Overview

AI Action allows you to perform UI operations on your box using natural language instructions. Instead of manually specifying coordinates and click types, simply describe what you want to do in plain English.

This is a beta feature currently in testing phase. AI Action is currently only supported on Android boxes. Support for other box types (Linux) is coming soon. Please note that some functionalities might experience occasional instability as we continue to improve this feature.

How It Works

The AI will automatically:

  • Analyze your instruction
  • Identify the target UI elements
  • Execute the appropriate action on the box

Common Use Cases

You can use natural language for various UI operations such as:

  • "click the login button"
  • "scroll down to find settings"
  • "input my email address"
  • "swipe left to the next page"
  • "tap on the search icon"

Quickstart

Getting Started

To use AI Action, you’ll need to create a box first, then call the box.action.ai() method with your natural language instruction.

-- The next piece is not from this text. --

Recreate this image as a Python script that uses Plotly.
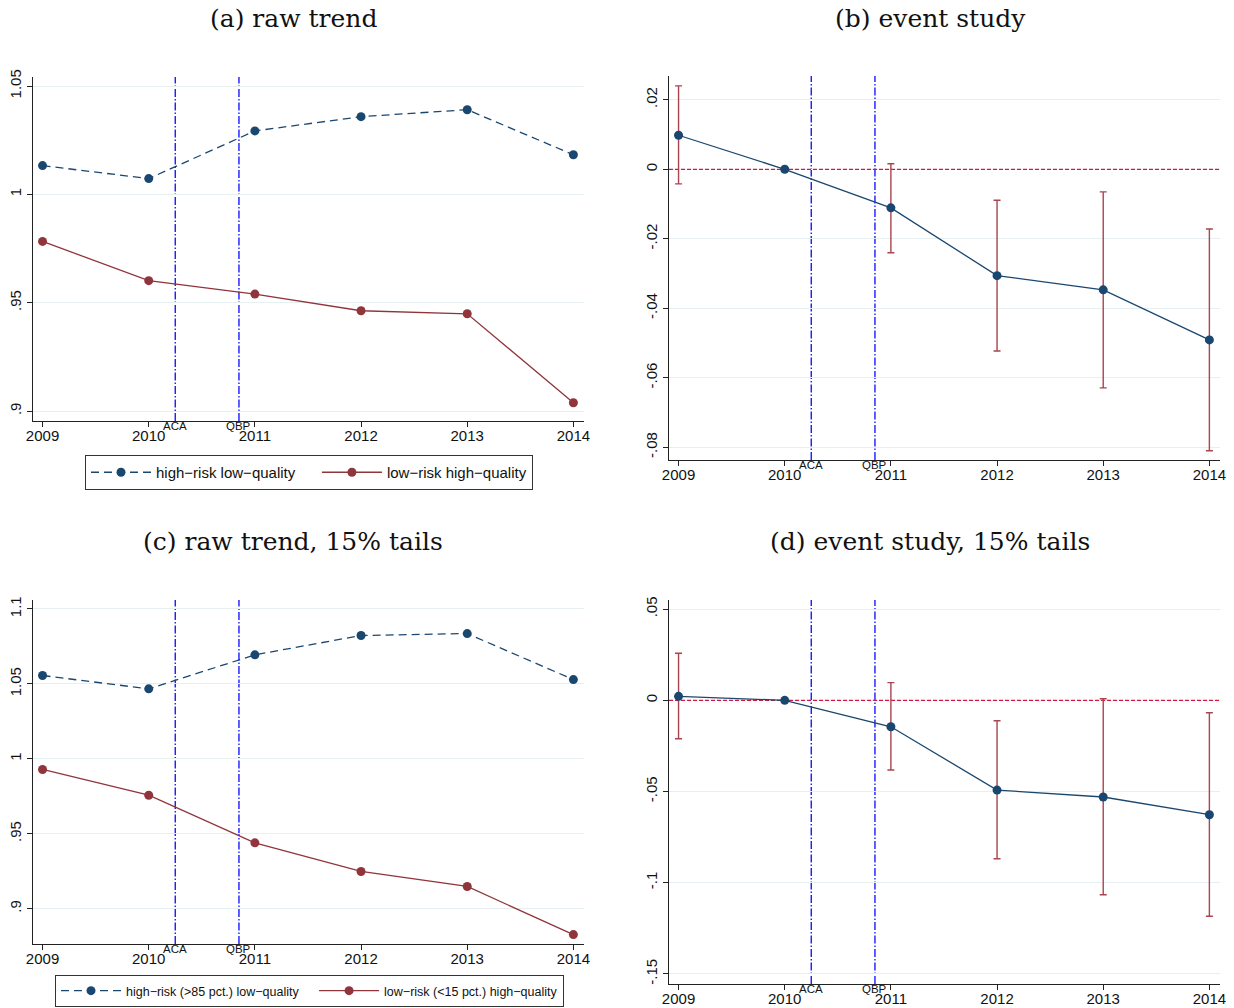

The AI will analyze your request and perform the corresponding UI operation.

Basic Usage

Here’s a complete example showing how to use AI Action:

import GboxSDK from "gbox-sdk";

const gboxSDK = new GboxSDK({
  apiKey: process.env["GBOX_API_KEY"], // This is the default and can be omitted
});

async function main() {
  const box = await gboxSDK.create({ type: "android" });

  // Simple instruction
  console.info("Running simple instruction");
  await box.action.ai("Open the Chrome browser");

  // Instruction with context
  console.info("Running instruction with context");
  await box.action.ai({
    instruction: "Open the Chrome browser",
    background:
      "You are a QA engineer. You are testing the login page of the application.",
  });

  console.info("Taking screenshot");
  await box.action.screenshot({
    path: "screenshot.png",
  });
}

main();

Understanding the Parameters

The AI Action method accepts either:

  1. Simple string: Just pass your instruction directly

    await box.action.ai("tap on the settings icon");
    
  2. Object with context: Provide additional background information to help the AI make better decisions

    await box.action.ai({
      instruction: "select the premium plan",
      background: "The user wants to upgrade their subscription",
    });
    

Best Practices

  • Be specific: Use clear, descriptive language like “click the blue Submit button” instead of just “click button”
  • Provide context: When using the object format, include relevant background information to help the AI understand the scenario
  • Use common UI terms: Terms like “click”, “tap”, “scroll”, “swipe”, “type”, “input” work well
  • Be patient: AI actions may take a few seconds to analyze and execute

What Happens Next

When you call box.action.ai():

  1. The AI captures the current screen state
  2. Analyzes your instruction against the visible UI elements
  3. Determines the best action to take
  4. Executes the action automatically
  5. Returns the result of the operation